:: PROVIDED RECORDS ::

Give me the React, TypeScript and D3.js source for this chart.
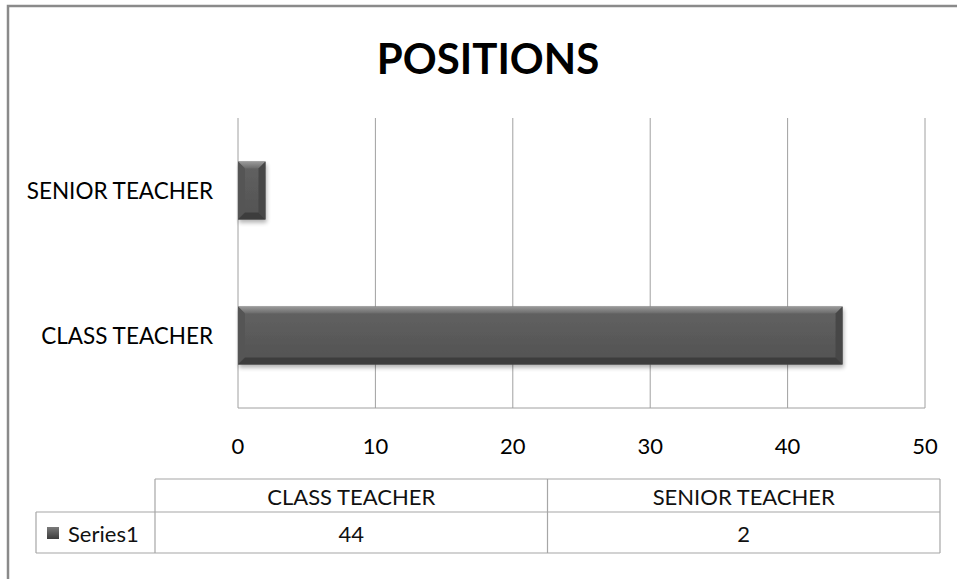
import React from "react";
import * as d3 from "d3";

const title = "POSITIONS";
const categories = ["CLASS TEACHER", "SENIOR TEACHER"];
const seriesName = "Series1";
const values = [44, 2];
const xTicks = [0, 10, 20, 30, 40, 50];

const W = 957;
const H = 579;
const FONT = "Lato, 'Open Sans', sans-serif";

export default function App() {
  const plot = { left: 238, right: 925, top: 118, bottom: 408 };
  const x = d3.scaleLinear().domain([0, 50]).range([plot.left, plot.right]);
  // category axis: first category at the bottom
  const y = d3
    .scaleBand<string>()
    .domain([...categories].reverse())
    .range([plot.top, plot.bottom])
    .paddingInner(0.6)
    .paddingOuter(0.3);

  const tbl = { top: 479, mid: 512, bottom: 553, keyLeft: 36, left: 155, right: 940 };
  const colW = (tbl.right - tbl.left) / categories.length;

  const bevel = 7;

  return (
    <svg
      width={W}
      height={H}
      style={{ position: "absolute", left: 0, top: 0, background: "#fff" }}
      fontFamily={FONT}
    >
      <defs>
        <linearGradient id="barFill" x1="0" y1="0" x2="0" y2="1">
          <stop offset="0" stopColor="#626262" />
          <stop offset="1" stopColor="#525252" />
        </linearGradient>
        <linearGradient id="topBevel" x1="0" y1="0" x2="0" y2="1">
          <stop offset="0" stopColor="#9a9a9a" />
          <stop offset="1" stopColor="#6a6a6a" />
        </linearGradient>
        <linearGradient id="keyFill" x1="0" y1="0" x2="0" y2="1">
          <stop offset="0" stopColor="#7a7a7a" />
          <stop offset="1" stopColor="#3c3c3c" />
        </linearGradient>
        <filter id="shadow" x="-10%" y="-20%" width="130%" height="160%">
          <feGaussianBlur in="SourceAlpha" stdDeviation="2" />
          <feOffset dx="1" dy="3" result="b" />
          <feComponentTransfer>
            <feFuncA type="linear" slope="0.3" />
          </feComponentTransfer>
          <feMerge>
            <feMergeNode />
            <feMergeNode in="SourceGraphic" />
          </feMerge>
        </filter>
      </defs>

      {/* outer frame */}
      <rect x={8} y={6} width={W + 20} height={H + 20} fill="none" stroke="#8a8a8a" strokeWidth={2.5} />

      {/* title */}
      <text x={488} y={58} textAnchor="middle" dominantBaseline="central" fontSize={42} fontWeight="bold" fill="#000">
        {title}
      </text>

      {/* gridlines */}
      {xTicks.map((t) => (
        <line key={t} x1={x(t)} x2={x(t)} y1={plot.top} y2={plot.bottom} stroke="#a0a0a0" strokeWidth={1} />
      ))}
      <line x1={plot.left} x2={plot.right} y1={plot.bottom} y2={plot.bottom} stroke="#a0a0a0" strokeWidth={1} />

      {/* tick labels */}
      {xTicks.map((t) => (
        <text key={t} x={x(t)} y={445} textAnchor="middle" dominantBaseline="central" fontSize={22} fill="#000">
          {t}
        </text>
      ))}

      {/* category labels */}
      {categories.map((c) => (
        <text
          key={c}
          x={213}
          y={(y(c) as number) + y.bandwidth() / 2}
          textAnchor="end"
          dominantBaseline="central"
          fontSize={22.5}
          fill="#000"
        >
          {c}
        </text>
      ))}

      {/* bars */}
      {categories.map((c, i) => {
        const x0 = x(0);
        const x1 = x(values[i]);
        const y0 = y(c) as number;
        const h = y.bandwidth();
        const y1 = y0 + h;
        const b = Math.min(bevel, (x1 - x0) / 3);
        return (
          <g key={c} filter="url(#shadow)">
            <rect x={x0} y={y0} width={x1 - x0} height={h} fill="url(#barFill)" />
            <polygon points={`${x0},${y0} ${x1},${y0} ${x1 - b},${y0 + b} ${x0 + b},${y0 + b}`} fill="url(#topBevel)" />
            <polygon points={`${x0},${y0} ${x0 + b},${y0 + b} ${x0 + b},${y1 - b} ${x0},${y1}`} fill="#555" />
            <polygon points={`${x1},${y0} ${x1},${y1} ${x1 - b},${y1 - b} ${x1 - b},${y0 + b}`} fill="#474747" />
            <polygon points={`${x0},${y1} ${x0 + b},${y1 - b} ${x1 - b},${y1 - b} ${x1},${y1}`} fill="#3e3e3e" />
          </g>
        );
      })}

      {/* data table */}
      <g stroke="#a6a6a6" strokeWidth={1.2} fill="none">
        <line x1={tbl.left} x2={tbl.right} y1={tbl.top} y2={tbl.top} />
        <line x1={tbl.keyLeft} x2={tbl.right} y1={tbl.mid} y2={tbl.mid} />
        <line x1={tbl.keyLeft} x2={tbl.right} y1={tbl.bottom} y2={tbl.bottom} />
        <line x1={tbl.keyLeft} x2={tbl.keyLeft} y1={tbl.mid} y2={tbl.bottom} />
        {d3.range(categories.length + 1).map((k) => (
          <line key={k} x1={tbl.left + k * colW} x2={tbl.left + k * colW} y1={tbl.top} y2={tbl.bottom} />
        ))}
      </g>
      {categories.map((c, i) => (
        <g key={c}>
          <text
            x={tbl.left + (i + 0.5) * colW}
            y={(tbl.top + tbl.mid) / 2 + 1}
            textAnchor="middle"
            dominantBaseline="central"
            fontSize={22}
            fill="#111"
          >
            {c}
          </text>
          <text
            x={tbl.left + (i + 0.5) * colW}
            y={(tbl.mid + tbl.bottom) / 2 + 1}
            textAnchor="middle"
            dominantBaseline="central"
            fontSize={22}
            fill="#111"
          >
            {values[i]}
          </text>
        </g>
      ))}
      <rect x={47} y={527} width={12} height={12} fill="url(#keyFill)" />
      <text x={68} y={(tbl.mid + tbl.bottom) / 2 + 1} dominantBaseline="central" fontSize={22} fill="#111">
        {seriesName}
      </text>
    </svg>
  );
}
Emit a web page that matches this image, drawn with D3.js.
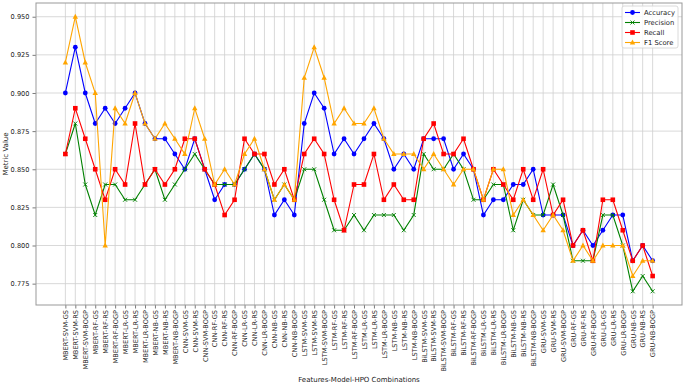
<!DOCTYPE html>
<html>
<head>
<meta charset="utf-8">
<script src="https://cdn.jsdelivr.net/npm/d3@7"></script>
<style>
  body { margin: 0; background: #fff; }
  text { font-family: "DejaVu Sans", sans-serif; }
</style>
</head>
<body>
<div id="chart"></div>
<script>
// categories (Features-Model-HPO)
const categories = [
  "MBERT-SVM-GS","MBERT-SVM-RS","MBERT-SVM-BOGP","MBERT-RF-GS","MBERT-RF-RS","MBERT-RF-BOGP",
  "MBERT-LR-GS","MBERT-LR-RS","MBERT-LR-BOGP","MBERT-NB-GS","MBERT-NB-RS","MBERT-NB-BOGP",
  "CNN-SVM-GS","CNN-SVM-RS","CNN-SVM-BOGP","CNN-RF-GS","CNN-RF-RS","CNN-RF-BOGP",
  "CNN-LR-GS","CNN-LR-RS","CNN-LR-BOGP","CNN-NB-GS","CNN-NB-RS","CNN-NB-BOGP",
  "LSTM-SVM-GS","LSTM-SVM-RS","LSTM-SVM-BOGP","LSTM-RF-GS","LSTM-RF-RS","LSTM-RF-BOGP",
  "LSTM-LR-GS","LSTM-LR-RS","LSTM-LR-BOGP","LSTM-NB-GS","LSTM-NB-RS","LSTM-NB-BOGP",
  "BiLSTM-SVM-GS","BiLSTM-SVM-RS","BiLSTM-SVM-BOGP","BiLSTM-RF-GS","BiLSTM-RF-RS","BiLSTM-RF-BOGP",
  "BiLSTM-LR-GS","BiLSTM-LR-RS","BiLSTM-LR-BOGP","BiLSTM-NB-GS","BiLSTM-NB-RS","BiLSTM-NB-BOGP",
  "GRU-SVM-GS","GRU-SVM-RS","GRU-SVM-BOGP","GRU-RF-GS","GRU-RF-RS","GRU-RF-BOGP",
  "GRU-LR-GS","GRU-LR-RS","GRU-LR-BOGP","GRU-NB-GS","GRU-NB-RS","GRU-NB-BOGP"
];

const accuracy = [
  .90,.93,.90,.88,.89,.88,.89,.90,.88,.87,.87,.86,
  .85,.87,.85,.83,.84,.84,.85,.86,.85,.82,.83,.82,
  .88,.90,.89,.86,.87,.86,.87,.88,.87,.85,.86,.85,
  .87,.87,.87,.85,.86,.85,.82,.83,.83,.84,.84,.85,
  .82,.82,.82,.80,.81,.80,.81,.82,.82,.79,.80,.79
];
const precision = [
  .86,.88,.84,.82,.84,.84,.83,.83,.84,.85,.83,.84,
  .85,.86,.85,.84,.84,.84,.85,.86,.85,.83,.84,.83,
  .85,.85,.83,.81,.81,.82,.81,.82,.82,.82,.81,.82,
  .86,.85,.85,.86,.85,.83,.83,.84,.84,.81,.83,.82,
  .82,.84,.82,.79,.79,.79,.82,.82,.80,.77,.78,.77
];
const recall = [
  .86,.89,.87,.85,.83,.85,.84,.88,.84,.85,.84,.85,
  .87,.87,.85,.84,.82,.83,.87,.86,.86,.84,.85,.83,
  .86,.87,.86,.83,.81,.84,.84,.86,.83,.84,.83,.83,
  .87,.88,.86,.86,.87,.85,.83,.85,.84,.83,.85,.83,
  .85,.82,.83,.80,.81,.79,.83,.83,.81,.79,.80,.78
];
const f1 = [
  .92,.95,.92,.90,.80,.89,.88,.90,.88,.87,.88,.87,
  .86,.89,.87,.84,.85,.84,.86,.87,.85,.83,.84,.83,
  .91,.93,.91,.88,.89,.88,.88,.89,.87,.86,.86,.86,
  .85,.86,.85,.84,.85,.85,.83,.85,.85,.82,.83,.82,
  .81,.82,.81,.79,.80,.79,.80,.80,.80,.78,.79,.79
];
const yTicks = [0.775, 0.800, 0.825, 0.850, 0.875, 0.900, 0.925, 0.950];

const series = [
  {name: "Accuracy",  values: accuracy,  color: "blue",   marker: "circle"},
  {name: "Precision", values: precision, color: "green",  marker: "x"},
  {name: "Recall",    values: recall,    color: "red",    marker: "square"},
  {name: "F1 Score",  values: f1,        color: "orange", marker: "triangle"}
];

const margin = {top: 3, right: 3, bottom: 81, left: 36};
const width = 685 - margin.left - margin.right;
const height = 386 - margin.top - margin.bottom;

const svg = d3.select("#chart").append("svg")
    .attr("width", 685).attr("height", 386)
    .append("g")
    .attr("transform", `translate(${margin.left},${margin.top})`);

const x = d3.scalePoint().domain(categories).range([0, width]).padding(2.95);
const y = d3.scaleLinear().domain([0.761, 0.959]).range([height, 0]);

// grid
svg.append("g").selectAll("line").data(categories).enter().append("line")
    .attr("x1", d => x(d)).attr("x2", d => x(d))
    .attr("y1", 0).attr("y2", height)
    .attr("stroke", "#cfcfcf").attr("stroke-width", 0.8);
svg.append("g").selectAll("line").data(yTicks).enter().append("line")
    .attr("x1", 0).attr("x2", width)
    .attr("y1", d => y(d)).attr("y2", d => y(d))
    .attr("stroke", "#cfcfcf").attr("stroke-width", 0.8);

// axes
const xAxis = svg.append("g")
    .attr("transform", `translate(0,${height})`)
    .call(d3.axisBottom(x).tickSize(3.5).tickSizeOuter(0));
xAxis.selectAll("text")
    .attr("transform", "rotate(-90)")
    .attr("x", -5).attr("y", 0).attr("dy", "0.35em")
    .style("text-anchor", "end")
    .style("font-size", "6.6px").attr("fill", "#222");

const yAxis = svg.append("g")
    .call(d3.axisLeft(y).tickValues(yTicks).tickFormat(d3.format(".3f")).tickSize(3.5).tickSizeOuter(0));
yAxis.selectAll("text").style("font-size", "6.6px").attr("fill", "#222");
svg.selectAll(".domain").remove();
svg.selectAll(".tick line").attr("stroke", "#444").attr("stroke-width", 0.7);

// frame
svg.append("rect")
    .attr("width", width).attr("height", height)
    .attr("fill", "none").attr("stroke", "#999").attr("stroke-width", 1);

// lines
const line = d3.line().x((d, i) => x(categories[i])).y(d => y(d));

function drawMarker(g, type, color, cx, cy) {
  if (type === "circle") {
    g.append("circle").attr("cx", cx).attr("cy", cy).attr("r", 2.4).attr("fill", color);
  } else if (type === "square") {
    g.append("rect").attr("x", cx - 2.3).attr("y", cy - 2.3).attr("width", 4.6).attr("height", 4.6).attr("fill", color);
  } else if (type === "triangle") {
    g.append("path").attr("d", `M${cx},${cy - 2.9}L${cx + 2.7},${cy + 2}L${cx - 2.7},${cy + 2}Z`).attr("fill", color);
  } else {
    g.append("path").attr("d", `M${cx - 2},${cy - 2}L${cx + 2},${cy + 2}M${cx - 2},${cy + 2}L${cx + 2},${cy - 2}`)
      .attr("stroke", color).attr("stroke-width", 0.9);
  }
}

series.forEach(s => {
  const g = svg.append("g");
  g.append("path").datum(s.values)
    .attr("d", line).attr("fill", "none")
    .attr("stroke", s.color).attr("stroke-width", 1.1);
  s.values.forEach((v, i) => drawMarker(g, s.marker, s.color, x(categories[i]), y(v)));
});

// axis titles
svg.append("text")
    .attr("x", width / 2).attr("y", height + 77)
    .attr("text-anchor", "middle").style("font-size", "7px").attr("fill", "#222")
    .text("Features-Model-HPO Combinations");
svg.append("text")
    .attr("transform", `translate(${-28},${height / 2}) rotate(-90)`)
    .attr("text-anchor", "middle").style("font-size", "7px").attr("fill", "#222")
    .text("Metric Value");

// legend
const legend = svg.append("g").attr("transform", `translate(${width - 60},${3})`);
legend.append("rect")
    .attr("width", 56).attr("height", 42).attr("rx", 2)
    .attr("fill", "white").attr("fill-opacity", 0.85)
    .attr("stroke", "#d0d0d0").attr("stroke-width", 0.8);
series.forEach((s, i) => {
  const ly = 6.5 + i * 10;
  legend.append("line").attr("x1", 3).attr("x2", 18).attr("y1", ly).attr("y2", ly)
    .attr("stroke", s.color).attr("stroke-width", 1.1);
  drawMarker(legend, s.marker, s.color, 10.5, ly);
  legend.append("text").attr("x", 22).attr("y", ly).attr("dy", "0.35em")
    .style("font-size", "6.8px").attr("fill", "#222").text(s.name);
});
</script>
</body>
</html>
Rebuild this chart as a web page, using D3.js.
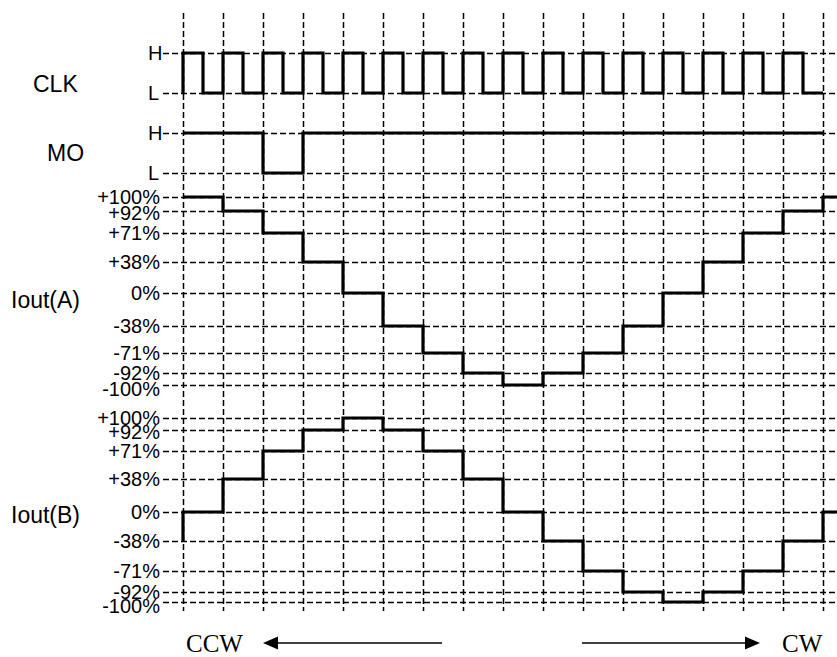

:::

PROBLEM DETAILS:
Give again, exactly, the lines from the start of the data through the one holding "const xTicks = [0, 10, 20, 30, 40, 50];"; omit the pictures.

ANSWER:
Give me the React, TypeScript and D3.js source for this chart.
import React from "react";
import * as d3 from "d3";

const title = "POSITIONS";
const categories = ["CLASS TEACHER", "SENIOR TEACHER"];
const seriesName = "Series1";
const values = [44, 2];
const xTicks = [0, 10, 20, 30, 40, 50];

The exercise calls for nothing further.